LFB : Je fais finir avec des questions plus légères. On a un ami en commun qui s’appelle Alphonse (coucou Alphonse, on t’aime) qui m’a gentiment guidé vers le Karl Popper’s Show et j’ai décidé de vous poser des questions en rapport avec cette émission. Comment vous vous débrouillez avec la vie en ce moment ? (rires)
P : En ce moment ça va.
B : Avec beaucoup de muscles. Moi c’est de la débrouille musculaire. Je trouve qu’on est dans une période très physique. Les muscles, il faut les chérir, ainsi que les ostéopathes (rires).
P : On porte beaucoup de synthétiseurs et on est vraiment dans une course, dans un effort et ça nous apporte beaucoup de joie d’être dans l’effort.
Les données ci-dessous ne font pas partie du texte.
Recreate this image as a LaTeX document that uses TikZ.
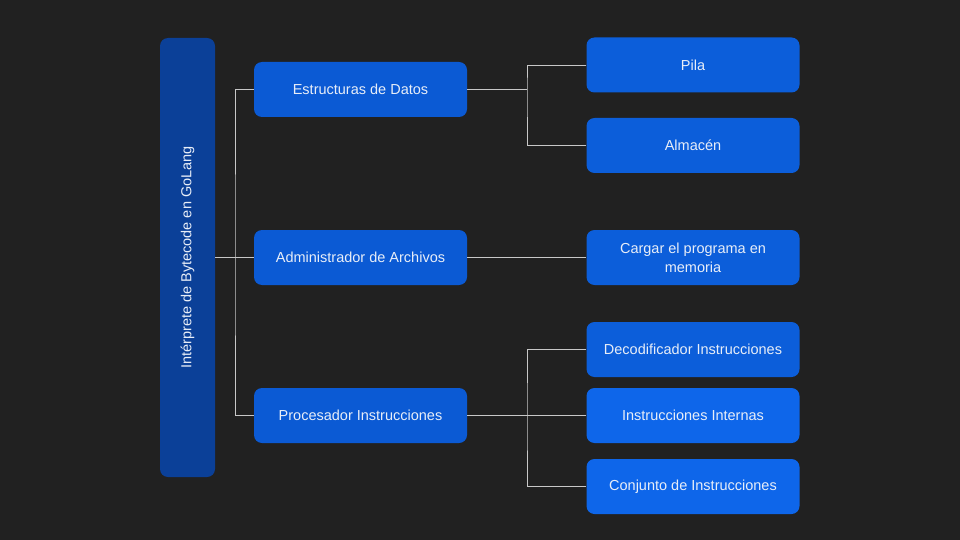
\documentclass[tikz,border=0pt]{standalone}
\usepackage{fontspec}
\setmainfont{Liberation Sans}
\definecolor{BgDark}{RGB}{33,33,33}
\definecolor{RootBlue}{RGB}{11,64,152}
\definecolor{MidBlue}{RGB}{11,90,212}
\definecolor{LeafBlue}{RGB}{12,94,218}
\definecolor{LeafBright}{RGB}{14,102,234}
\definecolor{LinkGray}{RGB}{200,200,200}
\definecolor{TextWhite}{RGB}{232,238,248}
\usepackage{tikz}

\begin{document}
\begin{tikzpicture}[x=1pt,y=-1pt,
      box/.style={fill=MidBlue,rounded corners=8pt,text=TextWhite,
                  minimum width=213pt,minimum height=55pt,align=center,
                  inner sep=0pt,font=\fontsize{14.5}{19}\selectfont},
      leaf/.style={box,fill=LeafBlue},
      link/.style={draw=LinkGray,line width=0.8pt}]
    \fill[BgDark] (0,0) rectangle (960,540);
    \useasboundingbox (0,0) rectangle (960,540);
    \node[box,fill=RootBlue,minimum width=439pt,minimum height=55pt,rotate=90] (root) at (187.5,257.5) {Intérprete de Bytecode en GoLang};
    \node[box] (datos) at (360.5,89.5) {Estructuras de Datos};
    \node[box] (admin) at (360.5,257.5) {Administrador de Archivos};
    \node[box] (proc) at (360.5,415.5) {Procesador Instrucciones};
    \node[leaf] (pila) at (693,65) {Pila};
    \node[leaf] (almacen) at (693,145.5) {Almacén};
    \node[leaf] (cargar) at (693,257.5) {Cargar el programa en\\memoria};
    \node[leaf] (deco) at (693,349.5) {Decodificador Instrucciones};
    \node[leaf,fill=LeafBright] (inter) at (693,415.5) {Instrucciones Internas};
    \node[leaf,fill=LeafBright] (conj) at (693,486.5) {Conjunto de Instrucciones};
    \coordinate (rootbus) at (235,257.5);
    \coordinate (datosbus) at (527,89.5);
    \coordinate (procbus) at (527,415.5);
    \draw[link] (root.south) -- (admin.west);
    \draw[link] (datos.west) -| (rootbus) |- (proc.west);
    \draw[link] (datos.east) -- (datosbus);
    \draw[link] (pila.west) -| (datosbus) |- (almacen.west);
    \draw[link] (admin.east) -- (cargar.west);
    \draw[link] (proc.east) -- (inter.west);
    \draw[link] (deco.west) -| (procbus) |- (conj.west);
  \end{tikzpicture}
\end{document}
On se débrouille avec nos muscles. (rires)
LFB : À quel niveau de bonheur vous vous situez aujourd’hui ?
B : Moi je lâcherais un 81%. C’est chaud hein.
P : Moi je dirais 75.
LFB : Est-ce que vous ne pensez pas que 13h c’est beaucoup trop tôt pour une interview ?
P : Non c’est bien. On est sous une tente avec de la pluie dehors, j’aime bien cette interview je lui donne 9/10.
B : Non c’est pas mal on est apaisé, on est centré. On n’est pas dans le stress. Je partirais aussi sur un 9/10.
LFB : Le costume de couleur, c’est pour casser l’idée que le costume c’est un truc de mec de droite ?
B : Grave ! (rires)
P : Le costume est-ce que c’est vraiment un truc de mec de droite ?
B : Non je pense que c’est ni un truc de mec ni un truc de droite. Néanmoins c’est une chose un peu triste qui arrive avec des circonstances très officielles, que ce soit travail, mariage, enterrement, toujours très très institué. Et c’est pas mal avec le costume de couleur, de se dire “et si on se mettait un costume dans des moments moins organisés de la vie”, rendre sauvage le costume.
P : Après, le costume pour moi c’est un truc indémodable. J’aime beaucoup le concept de costume, il y a une forme d’élégance… Je regardais un film qui se passait dans les années 1950 dans Paris, où tout le monde était en costume et je trouve ça suprêmement élégant.
B : Et puis c’est unisexe, ça convient à peu près à toutes les morphologies.
P : Ça nous convient bien.
B : On recommande le port du costume.